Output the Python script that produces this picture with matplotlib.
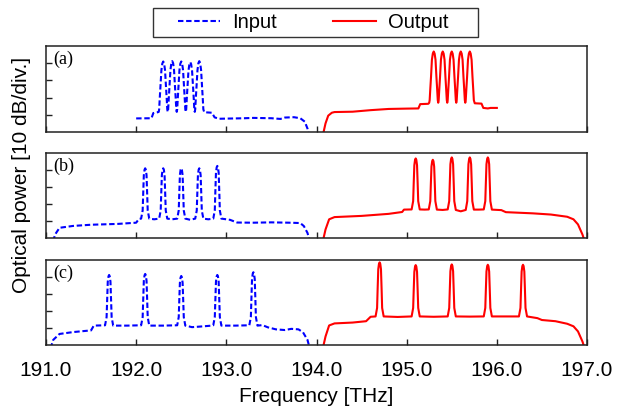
import matplotlib
matplotlib.use("Agg")
import matplotlib.pyplot as plt
from matplotlib.patches import Rectangle

# ---------------- data: (frequency [THz], power [dB]), 10 dB/div ----------------
a_input = [(192.00, -52.1), (192.17, -52.0), (192.19, -49.0), (192.24, -48.5),
    (192.25, -48.3), (192.255, -46.8), (192.262, -40), (192.27, -33), (192.28, -24), (192.29, -20.2),
    (192.30, -19.0), (192.31, -20.2), (192.32, -24), (192.33, -33), (192.338, -40), (192.345, -46.8), (192.35, -48.3),
    (192.355, -46.8), (192.362, -40), (192.37, -33), (192.38, -24), (192.39, -20.0),
    (192.40, -18.8), (192.41, -20.0), (192.42, -24), (192.43, -33), (192.438, -40), (192.445, -46.8), (192.45, -48.3),
    (192.455, -46.8), (192.462, -40), (192.47, -33), (192.48, -24), (192.49, -20.2),
    (192.50, -19.0), (192.51, -20.2), (192.52, -24), (192.53, -33), (192.538, -40), (192.545, -46.8), (192.55, -48.3),
    (192.555, -46.8), (192.562, -40), (192.57, -33), (192.58, -24.4), (192.59, -20.6),
    (192.60, -19.4), (192.61, -20.6), (192.62, -24.4), (192.63, -33), (192.638, -40), (192.645, -46.8), (192.65, -48.3),
    (192.655, -46.8), (192.662, -40), (192.67, -33), (192.68, -24), (192.69, -20.0),
    (192.70, -18.8), (192.71, -20.0), (192.72, -24), (192.73, -33), (192.738, -40), (192.745, -46.8), (192.755, -48.5),
    (192.84, -48.8), (192.87, -51.5), (192.92, -52.3), (193.20, -52.0), (193.30, -51.8), (193.50, -52.0),
    (193.60, -52.4), (193.65, -51.6), (193.75, -51.4), (193.82, -52.0), (193.87, -54.0), (193.90, -58.0), (193.93, -65.0)]

a_output = [(194.07, -62.0), (194.10, -55.0), (194.13, -50.5), (194.17, -48.8), (194.20, -48.4), (194.40, -48.2),
    (194.60, -47.3), (194.80, -46.6), (195.00, -46.4), (195.13, -46.3), (195.15, -43.8), (195.24, -43.6),
    (195.25, -43.0), (195.255, -41.5), (195.262, -35), (195.27, -28), (195.28, -18), (195.29, -14.4),
    (195.30, -13.2), (195.31, -14.4), (195.32, -18), (195.33, -28), (195.338, -35), (195.345, -41.5), (195.35, -43.0),
    (195.355, -41.5), (195.362, -35), (195.37, -28), (195.38, -18), (195.39, -14.4),
    (195.40, -13.2), (195.41, -14.4), (195.42, -18), (195.43, -28), (195.438, -35), (195.445, -41.5), (195.45, -43.0),
    (195.455, -41.5), (195.462, -35), (195.47, -28), (195.48, -18), (195.49, -14.4),
    (195.50, -13.2), (195.51, -14.4), (195.52, -18), (195.53, -28), (195.538, -35), (195.545, -41.5), (195.55, -43.0),
    (195.555, -41.5), (195.562, -35), (195.57, -28), (195.58, -18), (195.59, -14.4),
    (195.60, -13.2), (195.61, -14.4), (195.62, -18), (195.63, -28), (195.638, -35), (195.645, -41.5), (195.65, -43.0),
    (195.655, -41.5), (195.662, -35), (195.67, -28), (195.68, -18), (195.69, -14.4),
    (195.70, -13.2), (195.71, -14.4), (195.72, -18), (195.73, -28), (195.738, -35), (195.745, -41.5), (195.755, -43.3),
    (195.83, -43.5), (195.85, -46.0), (195.90, -46.3), (195.93, -46.0), (196.00, -46.0)]

b_input = [(191.08, -62.0), (191.10, -58.0), (191.15, -54.0), (191.30, -52.9), (191.50, -52.2), (191.80, -51.7),
    (192.00, -51.0), (192.03, -48.8),
    (192.055, -48.6), (192.072, -43.8), (192.078, -34), (192.085, -23), (192.093, -19.8), (192.10, -19.0),
    (192.107, -19.8), (192.115, -23), (192.122, -34), (192.128, -43.8), (192.145, -48.6),
    (192.20, -49.0),
    (192.255, -48.6), (192.272, -43.8), (192.278, -34), (192.285, -23), (192.293, -19.8), (192.30, -19.0),
    (192.307, -19.8), (192.315, -23), (192.322, -34), (192.328, -43.8), (192.345, -48.6),
    (192.40, -49.0),
    (192.455, -48.6), (192.472, -43.8), (192.478, -34), (192.485, -23), (192.493, -19.8), (192.50, -19.0),
    (192.507, -19.8), (192.515, -23), (192.522, -34), (192.528, -43.8), (192.545, -48.6),
    (192.60, -49.3),
    (192.655, -48.6), (192.672, -43.8), (192.678, -34), (192.685, -23), (192.693, -19.8), (192.70, -19.0),
    (192.707, -19.8), (192.715, -23), (192.722, -34), (192.728, -43.8), (192.745, -48.6),
    (192.80, -49.0),
    (192.855, -48.6), (192.872, -43.8), (192.878, -33), (192.885, -21.6), (192.893, -18.4), (192.90, -17.6),
    (192.907, -18.4), (192.915, -21.6), (192.922, -33), (192.928, -43.8), (192.945, -48.6),
    (193.04, -49.3), (193.12, -50.9), (193.30, -51.0), (193.50, -50.8), (193.70, -51.0), (193.82, -51.2),
    (193.86, -53.0), (193.90, -57.0), (193.93, -63.0)]

b_output = [(194.07, -62.0), (194.10, -55.0), (194.14, -49.0), (194.20, -47.7), (194.50, -47.0), (194.80, -45.8),
    (194.95, -44.7), (194.97, -43.3),
    (195.055, -43.2), (195.072, -38.3), (195.078, -28), (195.085, -17.2), (195.093, -14.0), (195.10, -13.2),
    (195.107, -14.0), (195.115, -17.2), (195.122, -28), (195.128, -38.3), (195.145, -43.2),
    (195.20, -43.3),
    (195.245, -43.2), (195.262, -38.3), (195.268, -28.5), (195.275, -18.0), (195.283, -14.8), (195.29, -14.0),
    (195.297, -14.8), (195.305, -18.0), (195.312, -28.5), (195.318, -38.3), (195.335, -43.3),
    (195.40, -43.5),
    (195.455, -43.2), (195.472, -38.3), (195.478, -28), (195.485, -16.6), (195.493, -13.4), (195.50, -12.6),
    (195.507, -13.4), (195.515, -16.6), (195.522, -28), (195.528, -38.3), (195.545, -43.5),
    (195.60, -44.3),
    (195.655, -43.5), (195.672, -38.3), (195.678, -28), (195.685, -16.6), (195.693, -13.4), (195.70, -12.6),
    (195.707, -13.4), (195.715, -16.6), (195.722, -28), (195.728, -38.3), (195.745, -43.3),
    (195.80, -43.3),
    (195.855, -43.2), (195.872, -38.3), (195.878, -28), (195.885, -16.6), (195.893, -13.4), (195.90, -12.6),
    (195.907, -13.4), (195.915, -16.6), (195.922, -28), (195.928, -38.3), (195.945, -43.3),
    (196.05, -43.6), (196.10, -44.8), (196.40, -45.5), (196.60, -46.2), (196.78, -47.5), (196.85, -49.0),
    (196.90, -52.0), (196.95, -58.0), (196.98, -63.0)]

c_input = [(191.05, -62.0), (191.08, -57.0), (191.15, -53.5), (191.30, -52.4), (191.50, -51.4), (191.53, -48.6),
    (191.655, -48.4), (191.672, -43.6), (191.678, -34), (191.685, -22.8), (191.693, -19.6), (191.70, -18.8),
    (191.707, -19.6), (191.715, -22.8), (191.722, -34), (191.728, -43.6), (191.745, -48.6),
    (191.90, -48.6),
    (192.055, -48.4), (192.072, -43.6), (192.078, -33.5), (192.085, -22.2), (192.093, -19.0), (192.10, -18.2),
    (192.107, -19.0), (192.115, -22.2), (192.122, -33.5), (192.128, -43.6), (192.145, -48.6),
    (192.30, -48.6),
    (192.455, -48.4), (192.472, -43.6), (192.478, -34), (192.485, -23.4), (192.493, -20.2), (192.50, -19.4),
    (192.507, -20.2), (192.515, -23.4), (192.522, -34), (192.528, -43.6), (192.545, -48.6),
    (192.62, -49.5), (192.70, -49.2), (192.84, -48.6),
    (192.855, -48.4), (192.872, -43.6), (192.878, -34), (192.885, -22.8), (192.893, -19.6), (192.90, -18.8),
    (192.907, -19.6), (192.915, -22.8), (192.922, -34), (192.928, -43.6), (192.945, -48.6),
    (193.10, -48.6),
    (193.255, -48.4), (193.272, -43.6), (193.278, -33), (193.285, -21.2), (193.293, -18.0), (193.30, -17.2),
    (193.307, -18.0), (193.315, -21.2), (193.322, -33), (193.328, -43.6), (193.345, -48.6),
    (193.40, -48.3), (193.46, -49.6), (193.55, -50.8), (193.65, -51.2), (193.72, -50.5), (193.80, -50.8),
    (193.85, -52.5), (193.90, -57.0), (193.93, -63.0)]

c_output = [(194.07, -62.0), (194.10, -55.0), (194.14, -48.5), (194.20, -47.3), (194.40, -46.8), (194.55, -46.0),
    (194.60, -43.4),
    (194.655, -43.2), (194.672, -38.2), (194.678, -27), (194.685, -15.4), (194.693, -12.2), (194.70, -11.4),
    (194.707, -12.2), (194.715, -15.4), (194.722, -27), (194.728, -38.2), (194.745, -43.2),
    (194.90, -43.5),
    (195.055, -43.2), (195.072, -38.2), (195.078, -28), (195.085, -17.0), (195.093, -13.8), (195.10, -13.0),
    (195.107, -13.8), (195.115, -17.0), (195.122, -28), (195.128, -38.2), (195.145, -43.2),
    (195.30, -43.4),
    (195.455, -43.2), (195.472, -38.2), (195.478, -28), (195.485, -16.6), (195.493, -13.4), (195.50, -12.6),
    (195.507, -13.4), (195.515, -16.6), (195.522, -28), (195.528, -38.2), (195.545, -43.2),
    (195.70, -43.3),
    (195.855, -43.2), (195.872, -38.2), (195.878, -28), (195.885, -16.8), (195.893, -13.6), (195.90, -12.8),
    (195.907, -13.6), (195.915, -16.8), (195.922, -28), (195.928, -38.2), (195.945, -43.2),
    (196.10, -43.2),
    (196.245, -43.2), (196.262, -38.2), (196.268, -28), (196.275, -16.8), (196.283, -13.6), (196.29, -12.8),
    (196.297, -13.6), (196.305, -16.8), (196.312, -28), (196.318, -38.2), (196.335, -43.2),
    (196.45, -44.2), (196.50, -45.3), (196.65, -46.0), (196.78, -47.5), (196.85, -49.0), (196.90, -52.0),
    (196.95, -58.0), (196.98, -63.0)]

panel_labels = ["(a)", "(b)", "(c)"]
x_ticks = [191.0, 192.0, 193.0, 194.0, 195.0, 196.0, 197.0]
x_ticklabels = ["191.0", "192.0", "193.0", "194.0", "195.0", "196.0", "197.0"]
y_ticks = [-50, -40, -30, -20]
y_range = (-60, -10)
series_labels = ["Input", "Output"]

inputs = [a_input, b_input, c_input]
outputs = [a_output, b_output, c_output]

# ---------------- figure ----------------
plt.rcParams['font.family'] = ['Liberation Sans', 'DejaVu Sans']
fig = plt.figure(figsize=(6.25, 4.07), dpi=100)

W, H = 625.0, 407.0
left_px, right_px = 46, 587
panels_px = [(46, 132), (153, 238), (260, 345)]
blue = '#0000ff'
red = '#ff0000'

handles = None
for i, (top, bot) in enumerate(panels_px):
    ax = fig.add_axes([left_px / W, 1 - bot / H, (right_px - left_px) / W, (bot - top) / H])
    fin, pin = zip(*inputs[i])
    fout, pout = zip(*outputs[i])
    l1, = ax.plot(fin, pin, color=blue, lw=1.5, linestyle=(0, (2.6, 1.3)))
    l2, = ax.plot(fout, pout, color=red, lw=1.5)
    if handles is None:
        handles = [l1, l2]
    ax.set_xlim(x_ticks[0], x_ticks[-1])
    ax.set_ylim(*y_range)
    ax.set_xticks(x_ticks)
    ax.set_yticks(y_ticks)
    ax.set_yticklabels([])
    if i < 2:
        ax.set_xticklabels([])
    else:
        ax.set_xticklabels(x_ticklabels)
        ax.set_xlabel("Frequency [THz]", fontsize=15, labelpad=5)
    ax.tick_params(direction='in', length=4, width=1, labelsize=15, pad=11.5,
                   top=False, right=False, color='#222222')
    for s in ax.spines.values():
        s.set_linewidth(1.1)
        s.set_color('#222222')
    ax.text(7 / (right_px - left_px), 1 - 5 / (bot - top), panel_labels[i],
            transform=ax.transAxes, ha='left', va='top',
            fontsize=13, family=['Liberation Serif', 'DejaVu Serif'])

fig.text(22 / W, 1 - 175 / H, "Optical power [10 dB/div.]", rotation=90,
         ha='center', va='center', fontsize=15)

leg = fig.legend(handles, series_labels, loc='center',
                 bbox_to_anchor=(313 / W, 1 - 22.5 / H), ncol=2, fontsize=14.5,
                 frameon=False, handlelength=2.1,
                 handletextpad=0.6, columnspacing=2.8, borderpad=0.3,
                 borderaxespad=0)
fig.patches.append(Rectangle((153 / W, 1 - 37 / H), 325 / W, 29 / H,
                             transform=fig.transFigure, fill=False,
                             edgecolor='#333333', linewidth=1.0))

fig.savefig("out.png", dpi=100)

Task instructions: Exactly reproduce the run of lines from the start of the listing through the line with "from matplotlib.patches import Rectangle", inclusive; pictures are not copied.

Task response:
Output the Python script that produces this picture with matplotlib.
import matplotlib
matplotlib.use("Agg")
import matplotlib.pyplot as plt
from matplotlib.patches import Rectangle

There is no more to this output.